Sun, December 18, 2:30 to 4:00pm, Sheraton Boston Exeter 3d Floor

Session Submission Type: Roundtable

Session Sponsor: In Geveb

Abstract

Yiddish language instruction entered American colleges and universities at the beginning of the twentieth-century. The field of Yiddish pedagogy was established with the publication of the groundbreaking textbook, COLLEGE YIDDISH, by Uriel Weinreich in 1946. In 1952 the Atran Chair in Yiddish Language, Literature and Culture was established at Columbia University. While the secular Yiddish-speaking population continued to decline in the post-war decades, the so-called “Yiddish revival” in the 1970s and 1980s brought back the interest in Yiddish language learning.
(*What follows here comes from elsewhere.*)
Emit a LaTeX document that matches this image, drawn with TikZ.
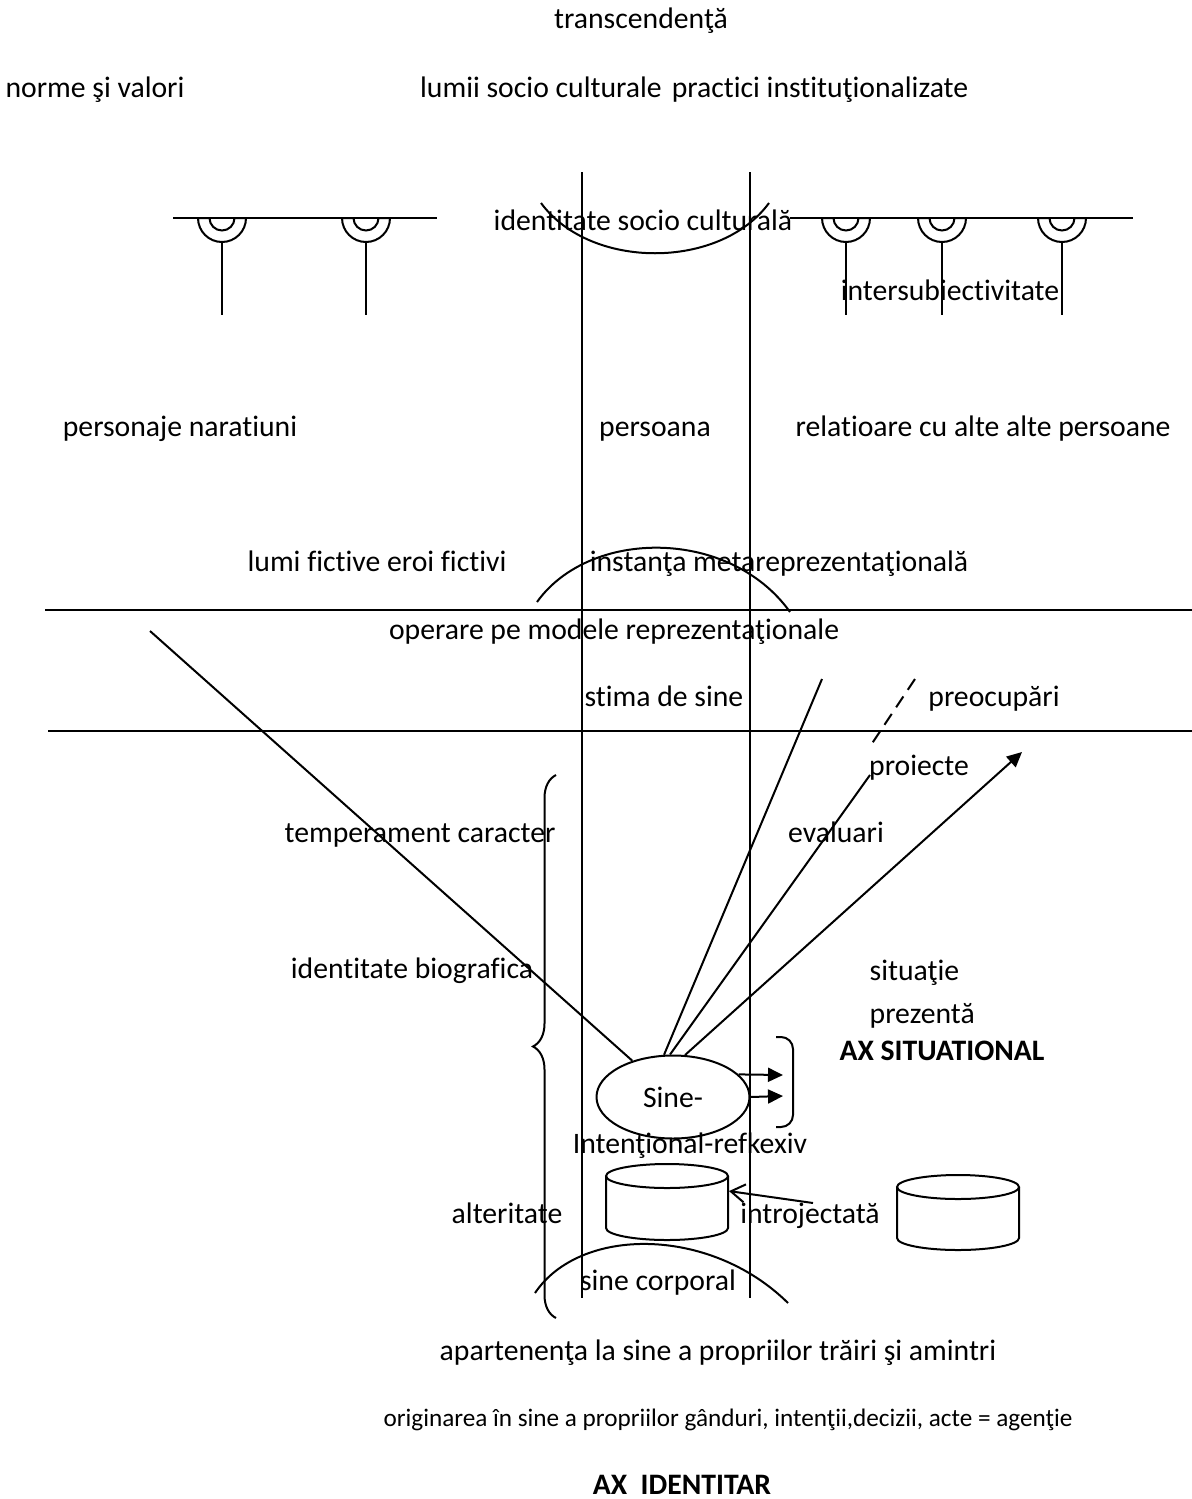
\documentclass[tikz,border=0pt]{standalone}
\usepackage{fontspec}
\setmainfont{Carlito}[Ligatures=NoCommon]
\usetikzlibrary{arrows.meta,shapes.geometric,decorations.pathreplacing}

\begin{document}
\begin{tikzpicture}[x=0.5pt,y=-0.5pt,font=\fontsize{14.85}{17.8}\selectfont,line width=1pt,>={Triangle[length=7.5pt,width=7pt]},
  txt/.style={anchor=base},
  boldtxt/.style={anchor=base,font=\fontsize{14.85}{17.8}\selectfont\bfseries},
  can/.style={minimum width=61pt,minimum height=38pt,inner sep=0}]
\useasboundingbox (0,0) rectangle (1192,1499);
% texts
\node[txt] (transc) at (641,28) {transcendenţă};
\node[txt] (norme) at (95,97) {norme şi valori};
\node[txt] (lumii) at (541,97) {lumii socio culturale};
\node[txt] (practici) at (820,97) {practici instituţionalizate};
\node[txt] (idsoc) at (643,230) {identitate socio culturală};
\node[txt] (intersub) at (950,300) {intersubiectivitate};
\node[txt] (personaje) at (180,436) {personaje naratiuni};
\node[txt] (persoana) at (655,436) {persoana};
\node[txt] (relatii) at (983,436) {relatioare cu alte alte persoane};
\node[txt] (lumifict) at (377,571) {lumi fictive eroi fictivi};
\node[txt] (instanta) at (779,571) {instanţa metareprezentaţională};
\node[txt] (operare) at (614,639) {operare pe modele reprezentaţionale};
\node[txt] (stima) at (664,706) {stima de sine};
\node[txt] (preocup) at (994,706) {preocupări};
\node[txt] (proiecte) at (919,775) {proiecte};
\node[txt] (temper) at (420,842) {temperament caracter};
\node[txt] (evaluari) at (836,842) {evaluari};
\node[txt] (idbio) at (412,978) {identitate biografica};
\node[align=left,anchor=west] (situatie) at (862,994) {situaţie\\[3.5pt]prezentă};
\node[boldtxt] (axsit) at (942,1060) {AX SITUATIONAL};
\node[txt] (intentional) at (690,1153) {Intenţional-refkexiv};
\node[txt] (alteritate) at (507,1223) {alteritate};
\node[txt] (intro) at (810,1223) {introjectată};
\node[txt] (corporal) at (658,1290) {sine corporal};
\node[txt] (apart) at (718,1360) {apartenenţa la sine a propriilor trăiri şi amintri};
\node[txt,font=\fontsize{12.6}{15}\selectfont] (origin) at (728,1426) {originarea în sine a propriilor gânduri, intenţii,decizii, acte = agenţie};
\node[boldtxt] (axid) at (682,1494) {AX~~IDENTITAR};
% shapes
\node[ellipse,draw,minimum width=76.5pt,minimum height=41.5pt,inner sep=0] (sine) at (673,1097) {Sine-};
\node[can] (cylL) at (667,1202) {};
\draw (606,1176) -- (606,1228) arc[start angle=180,end angle=0,x radius=61,y radius=12] -- (728,1176);
\draw (667,1176) ellipse[x radius=61,y radius=12];
\node[can] (cylR) at (958,1212) {};
\draw (897,1187) -- (897,1238) arc[start angle=180,end angle=0,x radius=61,y radius=12] -- (1019,1187);
\draw (958,1187) ellipse[x radius=61,y radius=12];
% axes
\draw (582,172) -- (582,1298);
\draw (750,172) -- (750,1298);
\draw (45,610) -- (1192,610);
\draw (48,731) -- (1192,731);
% arcs
\draw (541,203) .. controls (590,270) and (720,270) .. (769,203);
\draw (537,602) .. controls (590,528) and (730,528) .. (790,612);
\draw (535,1293) .. controls (580,1226) and (710,1226) .. (788,1303);
% sockets left
\draw (173,218) -- (437,218);
\draw (198,218) arc[start angle=180,end angle=0,radius=24] -- (234.5,218) arc[start angle=0,end angle=180,radius=12.5] -- cycle;
\draw (222,242) -- (222,315);
\draw (342,218) arc[start angle=180,end angle=0,radius=24] -- (378.5,218) arc[start angle=0,end angle=180,radius=12.5] -- cycle;
\draw (366,242) -- (366,315);
% sockets right
\draw (790,218) -- (1133,218);
\draw (822,218) arc[start angle=180,end angle=0,radius=24] -- (858.5,218) arc[start angle=0,end angle=180,radius=12.5] -- cycle;
\draw (846,242) -- (846,315);
\draw (918,218) arc[start angle=180,end angle=0,radius=24] -- (954.5,218) arc[start angle=0,end angle=180,radius=12.5] -- cycle;
\draw (942,242) -- (942,315);
\draw (1038,218) arc[start angle=180,end angle=0,radius=24] -- (1074.5,218) arc[start angle=0,end angle=180,radius=12.5] -- cycle;
\draw (1062,242) -- (1062,315);
% braces
\draw[decorate,decoration={brace,amplitude=11.5pt}] (556,1318) -- (556,775);
\draw[rounded corners=6pt] (776,1037) -- (793,1037) -- (793,1127) -- (776,1127);
% connectors
\coordinate (fict) at (150,631);
\coordinate (evalsrc) at (822,679);
\coordinate (proisrc) at (870,775);
\coordinate (preoA) at (915,679);
\coordinate (preoB) at (869,748);
\coordinate (proj) at (1022,752);
\coordinate (axa) at (783,1075);
\coordinate (axb) at (783,1096);
\coordinate (introsrc) at (813,1203);
\draw (fict) -- (sine);
\draw (evalsrc) -- (sine.102);
\draw (proisrc) -- (sine.94);
\draw[dash pattern=on 6.5pt off 4pt] (preoA) -- (preoB);
\draw[->] (sine.74) -- (proj);
\draw[->] (sine.19) -- (axa);
\draw[->] (sine.east) -- (axb);
\draw[-{Straight Barb[length=7pt,width=9pt]}] (introsrc) -- (cylL.10);
\end{tikzpicture}
\end{document}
A few textbooks appeared then, but Yiddish language teaching has been transformed by the 21st-century “digital turn” in language pedagogy. A new animated platform for teaching standard Yiddish was created online (YiddishPop.com) in 2013, and the access to authentic materials online (YouTube, online sound archives) increased. The establishment of the Pedagogy Section in IN GEVEB, an online JOURNAL OF YIDDISH STUDIES in 2015 was transformative in creating a scholarly discourse within the Yiddish teaching community. In 2020, the publication of the multimedia textbook, IN EYNEM, by Asya Vaisman Schulman and Jordan Brown, marked another milestone.

Reflecting on Yiddish pedagogy over the last hundred years, this roundtable seeks to address the following questions: What are the major methodological and pedagogical challenges of the college-level Yiddish instruction in the twenty-first century? What has changed in the last two decades with the “digital turn” in Yiddish language pedagogy? Who are the students and what is the size of the student population? What should be the primary learning outcomes for elementary courses in Yiddish in the post-method era? Should the proficiency model for language teaching and learning focusing on the communicative approach advocated by ACTFL be adopted by Yiddish programs? What is the college-level teaching experience in terms of administrative pressures, generation of new teaching materials, and collegial collaboration? How is the challenge of Yiddish dialectal variety resolved in the classroom? How does virtual globalization impact the Yiddish teaching?

The roundtable participants, who all share college-level Yiddish teaching expertise, will address the above questions, analyze the current state of the field of Yiddish teaching, and discuss the future.